QUANTUM ALGORITHMS WITH CONTROLLED HODGKIN-HUXLEY NEURONS

Abstract

The dynamical system corresponding to the Hodgkin-Huxley (HH) neuron contains the control parameter, for instance, the electrical current or another external signal, stimulating the action potential (outcome) in the axon. Choosing the appropriate shape of the control via speed gradient or alternative algorithms one can keep the system imitating a quantum behaviour. The controlled four-dimensional HH system, in this case, involves effects similar to the quantum phase contributions to the computational process. We provide a simple example of the HH-based computational algorithm following the quantum paradigm. The linear chain of two HH neurons emulates the results of the Deutsch – Jozsa algorithm for the searching problem.
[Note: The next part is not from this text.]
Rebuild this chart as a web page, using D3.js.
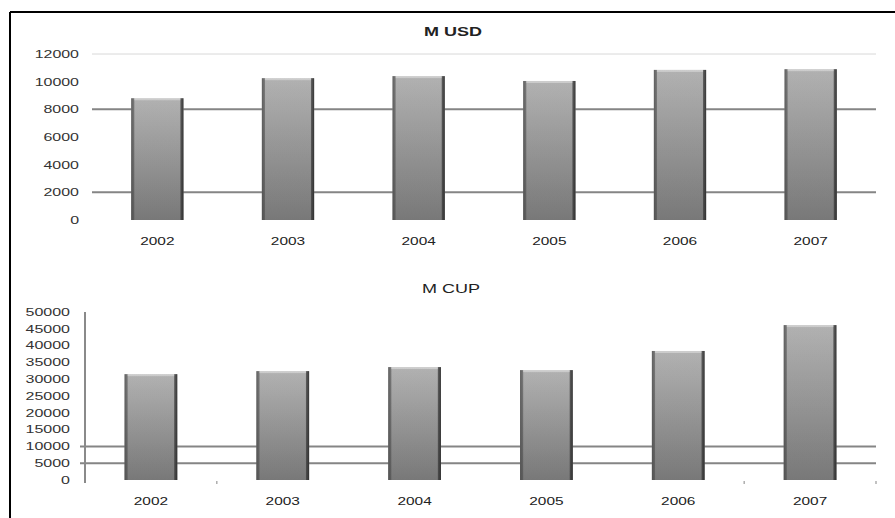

To reproduce the output effect similar to the contribution of quantum phases the neurons are controlled by one of two alternative feedback versions: target attractor or speed gradient. We invent the successful classical emulation of the Deutch-type quantum algorithm and discuss the pros and cons of both alternative feedback methods. Our approach can open a novel method for the practical realization of quantum algorithms and develop new perspectives for the computational properties of artificial neural networks (ANNs). The possible applications of the proposed algorithms are the modelling of epilepsy in the ANNs and the big data analysis.